Out of a cardboard box on the exhibition poster which heralds Christmas and welcomes visitors at the gates guarding the soothing lawns of the Dulwich Picture Gallery springs a typically Quentin Blake ensemble. There are two children, three dotty adults, one of them wearing ‘specs’, and a big dog. At the top of the poster, a parrot and a bigger bird, probably a heron, both clasp some jolly red and green holly in their beaks. Once in the Gallery itself, it emerges that ‘Up With Birds!’ is the theme of the first room of this exhibition — the first of five such themes. Should a young illustrator wish to make a cockatoo look indignant, for the sake of argument, then Quentin Blake would surely be a mentor to study.
‘I have been interested in birds since I was at school,’ the artist writes in the catalogue, referring presumably to the feathered variety, and adding, ‘When I draw birds, however, it is not so much the characteristics of a species that takes me as much as general birdness — stance, poise, gait and glance, and the pointedness of their beaks.’ An ornithological artist must concern himself with specifics. Artistic freedom, however, may be sanctioned by ‘General birdness’.
Blake is prolific and adept. It looks as though he draws very fast, although this could be an illusion. His shapes are coherent. He is good at creating a general feeling of movement coupled with an overall sense of fun. When capturing a human face, a single dot may suffice for an eye and a sort of carrot for a nose. A mere curved line (up at both ends for happiness) is often enough for a mouth. When drawing birds, the two dots of a bird’s eyes may be pupils in the middle of largish saucers. Birds depicted thus wear a look of permanent surprise.
Such cartoonist’s shorthand devices help to establish a recognisable style. With his swiftly flowing line, human fingers may sometimes come out banana-shaped and the wrong size and Blake’s efforts are deliberately less searching than nonhumorous studies should be from the point of view of accurate observation. Nevertheless, his illustrative drawings are consistent, self-contained and stylish. His style may be an instance of Paul Klee’s dictum: ‘Sometimes the hand is wiser than the eye.’
Quentin Blake has long been in demand as an illustrator. His illustrations for two Christmas-related books by John Julius Norwich are shown here, for example, but in particular he is sought after as a children’s book illustrator. Children, as well as the adults who tend to buy the books, like his images. In the late 1970s, Roald Dahl’s The Enormous Crocodile, alias L’Enorme crocodile, was published simultaneously in both English and French. Before long, some brush drawings of frogs became Dix grenouilles and the French publishers Gallimard Jeunesse established a firm relationship with Blake, who had first visited France in 1951, aged 21. There is a ‘Cross Channel’ section in the show, which includes a self-portrait of the illustrator as a young (or is it a middle-aged?) frog. After ‘Cross Channel’ comes ‘Artists and Angels’, ‘Children and Dogs’ and ‘A Christmas Garland’.

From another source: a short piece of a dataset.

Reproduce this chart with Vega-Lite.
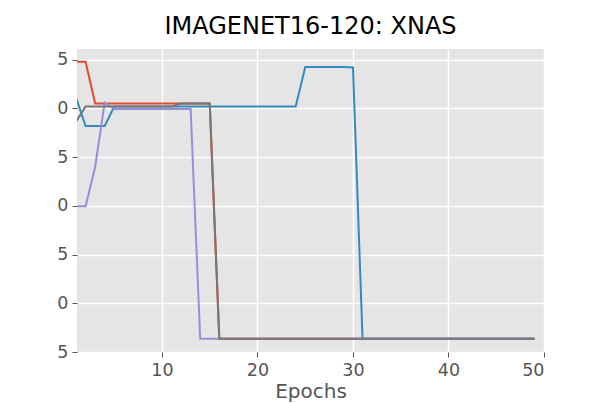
{
  "$schema": "https://vega.github.io/schema/vega-lite/v6.json",
  "width": 467,
  "height": 303,
  "autosize": {"type": "none"},
  "padding": {"left": 77, "top": 49, "right": 62, "bottom": 51},
  "background": "white",
  "title": {
    "text": "IMAGENET16-120: XNAS",
    "font": "DejaVu Sans",
    "fontSize": 24,
    "fontWeight": "normal",
    "color": "#000000",
    "anchor": "middle",
    "baseline": "alphabetic",
    "offset": -9
  },
  "config": {
    "view": {"fill": "#E5E5E5", "stroke": null},
    "axis": {
      "domain": false,
      "grid": true,
      "gridColor": "#FFFFFF",
      "gridWidth": 1.5,
      "tickColor": "#555555",
      "tickSize": 5,
      "tickWidth": 1,
      "labelFont": "DejaVu Sans",
      "labelFontSize": 17.5,
      "labelColor": "#555555",
      "titleFont": "DejaVu Sans",
      "titleFontSize": 20,
      "titleFontWeight": "normal",
      "titleColor": "#555555"
    }
  },
  "data": {
    "values": [
      {"s":"A","e":1,"v":44.8},{"s":"A","e":2,"v":44.8},{"s":"A","e":3,"v":40.5},{"s":"A","e":4,"v":40.5},{"s":"A","e":5,"v":40.5},{"s":"A","e":6,"v":40.5},{"s":"A","e":7,"v":40.5},{"s":"A","e":8,"v":40.5},{"s":"A","e":9,"v":40.5},{"s":"A","e":10,"v":40.5},{"s":"A","e":11,"v":40.5},{"s":"A","e":12,"v":40.5},{"s":"A","e":13,"v":40.5},{"s":"A","e":14,"v":40.5},{"s":"A","e":15,"v":40.5},{"s":"A","e":16,"v":16.35},{"s":"A","e":17,"v":16.35},{"s":"A","e":18,"v":16.35},{"s":"A","e":19,"v":16.35},{"s":"A","e":20,"v":16.35},{"s":"A","e":21,"v":16.35},{"s":"A","e":22,"v":16.35},{"s":"A","e":23,"v":16.35},{"s":"A","e":24,"v":16.35},{"s":"A","e":25,"v":16.35},{"s":"A","e":26,"v":16.35},{"s":"A","e":27,"v":16.35},{"s":"A","e":28,"v":16.35},{"s":"A","e":29,"v":16.35},{"s":"A","e":30,"v":16.35},{"s":"A","e":31,"v":16.35},{"s":"A","e":32,"v":16.35},{"s":"A","e":33,"v":16.35},{"s":"A","e":34,"v":16.35},{"s":"A","e":35,"v":16.35},{"s":"A","e":36,"v":16.35},{"s":"A","e":37,"v":16.35},{"s":"A","e":38,"v":16.35},{"s":"A","e":39,"v":16.35},{"s":"A","e":40,"v":16.35},{"s":"A","e":41,"v":16.35},{"s":"A","e":42,"v":16.35},{"s":"A","e":43,"v":16.35},{"s":"A","e":44,"v":16.35},{"s":"A","e":45,"v":16.35},{"s":"A","e":46,"v":16.35},{"s":"A","e":47,"v":16.35},{"s":"A","e":48,"v":16.35},{"s":"A","e":49,"v":16.35},
      {"s":"B","e":1,"v":41.1},{"s":"B","e":2,"v":38.2},{"s":"B","e":3,"v":38.2},{"s":"B","e":4,"v":38.2},{"s":"B","e":5,"v":40.2},{"s":"B","e":6,"v":40.2},{"s":"B","e":7,"v":40.2},{"s":"B","e":8,"v":40.2},{"s":"B","e":9,"v":40.2},{"s":"B","e":10,"v":40.2},{"s":"B","e":11,"v":40.2},{"s":"B","e":12,"v":40.2},{"s":"B","e":13,"v":40.2},{"s":"B","e":14,"v":40.2},{"s":"B","e":15,"v":40.2},{"s":"B","e":16,"v":40.2},{"s":"B","e":17,"v":40.2},{"s":"B","e":18,"v":40.2},{"s":"B","e":19,"v":40.2},{"s":"B","e":20,"v":40.2},{"s":"B","e":21,"v":40.2},{"s":"B","e":22,"v":40.2},{"s":"B","e":23,"v":40.2},{"s":"B","e":24,"v":40.2},{"s":"B","e":25,"v":44.25},{"s":"B","e":26,"v":44.25},{"s":"B","e":27,"v":44.25},{"s":"B","e":28,"v":44.25},{"s":"B","e":29,"v":44.25},{"s":"B","e":30,"v":44.2},{"s":"B","e":31,"v":16.35},{"s":"B","e":32,"v":16.35},{"s":"B","e":33,"v":16.35},{"s":"B","e":34,"v":16.35},{"s":"B","e":35,"v":16.35},{"s":"B","e":36,"v":16.35},{"s":"B","e":37,"v":16.35},{"s":"B","e":38,"v":16.35},{"s":"B","e":39,"v":16.35},{"s":"B","e":40,"v":16.35},{"s":"B","e":41,"v":16.35},{"s":"B","e":42,"v":16.35},{"s":"B","e":43,"v":16.35},{"s":"B","e":44,"v":16.35},{"s":"B","e":45,"v":16.35},{"s":"B","e":46,"v":16.35},{"s":"B","e":47,"v":16.35},{"s":"B","e":48,"v":16.35},{"s":"B","e":49,"v":16.35},
      {"s":"C","e":1,"v":29.95},{"s":"C","e":2,"v":29.95},{"s":"C","e":3,"v":34.0},{"s":"C","e":4,"v":40.6},{"s":"C","e":5,"v":39.95},{"s":"C","e":6,"v":39.95},{"s":"C","e":7,"v":39.95},{"s":"C","e":8,"v":39.95},{"s":"C","e":9,"v":39.95},{"s":"C","e":10,"v":39.95},{"s":"C","e":11,"v":39.95},{"s":"C","e":12,"v":39.95},{"s":"C","e":13,"v":39.95},{"s":"C","e":14,"v":16.35},{"s":"C","e":15,"v":16.35},{"s":"C","e":16,"v":16.35},{"s":"C","e":17,"v":16.35},{"s":"C","e":18,"v":16.35},{"s":"C","e":19,"v":16.35},{"s":"C","e":20,"v":16.35},{"s":"C","e":21,"v":16.35},{"s":"C","e":22,"v":16.35},{"s":"C","e":23,"v":16.35},{"s":"C","e":24,"v":16.35},{"s":"C","e":25,"v":16.35},{"s":"C","e":26,"v":16.35},{"s":"C","e":27,"v":16.35},{"s":"C","e":28,"v":16.35},{"s":"C","e":29,"v":16.35},{"s":"C","e":30,"v":16.35},{"s":"C","e":31,"v":16.35},{"s":"C","e":32,"v":16.35},{"s":"C","e":33,"v":16.35},{"s":"C","e":34,"v":16.35},{"s":"C","e":35,"v":16.35},{"s":"C","e":36,"v":16.35},{"s":"C","e":37,"v":16.35},{"s":"C","e":38,"v":16.35},{"s":"C","e":39,"v":16.35},{"s":"C","e":40,"v":16.35},{"s":"C","e":41,"v":16.35},{"s":"C","e":42,"v":16.35},{"s":"C","e":43,"v":16.35},{"s":"C","e":44,"v":16.35},{"s":"C","e":45,"v":16.35},{"s":"C","e":46,"v":16.35},{"s":"C","e":47,"v":16.35},{"s":"C","e":48,"v":16.35},{"s":"C","e":49,"v":16.35},
      {"s":"D","e":1,"v":38.65},{"s":"D","e":2,"v":40.2},{"s":"D","e":3,"v":40.2},{"s":"D","e":4,"v":40.2},{"s":"D","e":5,"v":40.2},{"s":"D","e":6,"v":40.2},{"s":"D","e":7,"v":40.2},{"s":"D","e":8,"v":40.2},{"s":"D","e":9,"v":40.2},{"s":"D","e":10,"v":40.2},{"s":"D","e":11,"v":40.2},{"s":"D","e":12,"v":40.5},{"s":"D","e":13,"v":40.5},{"s":"D","e":14,"v":40.5},{"s":"D","e":15,"v":40.5},{"s":"D","e":16,"v":16.35},{"s":"D","e":17,"v":16.35},{"s":"D","e":18,"v":16.35},{"s":"D","e":19,"v":16.35},{"s":"D","e":20,"v":16.35},{"s":"D","e":21,"v":16.35},{"s":"D","e":22,"v":16.35},{"s":"D","e":23,"v":16.35},{"s":"D","e":24,"v":16.35},{"s":"D","e":25,"v":16.35},{"s":"D","e":26,"v":16.35},{"s":"D","e":27,"v":16.35},{"s":"D","e":28,"v":16.35},{"s":"D","e":29,"v":16.35},{"s":"D","e":30,"v":16.35},{"s":"D","e":31,"v":16.35},{"s":"D","e":32,"v":16.35},{"s":"D","e":33,"v":16.35},{"s":"D","e":34,"v":16.35},{"s":"D","e":35,"v":16.35},{"s":"D","e":36,"v":16.35},{"s":"D","e":37,"v":16.35},{"s":"D","e":38,"v":16.35},{"s":"D","e":39,"v":16.35},{"s":"D","e":40,"v":16.35},{"s":"D","e":41,"v":16.35},{"s":"D","e":42,"v":16.35},{"s":"D","e":43,"v":16.35},{"s":"D","e":44,"v":16.35},{"s":"D","e":45,"v":16.35},{"s":"D","e":46,"v":16.35},{"s":"D","e":47,"v":16.35},{"s":"D","e":48,"v":16.35},{"s":"D","e":49,"v":16.35}
    ]
  },
  "mark": {"type": "line", "strokeWidth": 2, "clip": true},
  "encoding": {
    "x": {
      "field": "e",
      "type": "quantitative",
      "scale": {"domain": [1.1, 50], "nice": false, "zero": false},
      "axis": {"values": [10, 20, 30, 40, 50], "title": "Epochs", "titlePadding": 3, "labelPadding": 4}
    },
    "y": {
      "field": "v",
      "type": "quantitative",
      "scale": {"domain": [15, 46.1], "nice": false, "zero": false},
      "axis": {"values": [15, 20, 25, 30, 35, 40, 45], "title": null, "labelExpr": "slice(datum.label, -1)", "labelPadding": 4}
    },
    "color": {
      "field": "s",
      "type": "nominal",
      "scale": {"domain": ["A", "B", "C", "D"], "range": ["#E24A33", "#348ABD", "#988ED5", "#777777"]},
      "legend": null
    },
    "order": {"field": "e", "type": "quantitative"}
  }
}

This exhibition is part of a popular Dulwich Picture Gallery series. It began with the illustrator who helped to immortalise a small and immensely lucrative toy bear, not to mention a piglet and a bouncing tiger cub. After E.H. Shepherd came Arthur Rackham and Heath Robinson. Beatrix Potter, for example, is to come. A problem with extracting illustrations from their natural habitat — the pages of a book, magazine or newspaper — and putting them on a wall is that they may look a little lost. Quentin Blake, however, is rather good at non-linear brush paintings of the human figure, which can give a wall a bit of punch. Elsewhere, some colourful blow-ups have the same effect. He uses watercolour washes very simply and sparingly, with a light touch. Blake is also a generous-minded campaigner for various good causes, including the plight of underprivileged children. He does everything he can to encourage the neglected art of drawing at a time when cameras and computers are increasingly in the ascendant. There is nothing photographic about a Quentin Blake.
A picture gallery should offer contrasts. Before reaching the Quentin Blake show at the Dulwich Picture Gallery you can be quickly transported to the 17th century, if you wish. You can gaze across the centuries into the youthful eyes, and thence almost into the trembling soul, of a fellow European in Rembrandt’s magically alive ‘Portrait of a Young Man’, for instance. Perhaps Rembrandt’s dark tonalities, rendered in oil, mirror the darkness of that troubled and violent period. Two seconds later, you can glimpse Quentin Blake’s light-hearted watercolour illustrations, a welcome escape, perhaps, from our own troubled times.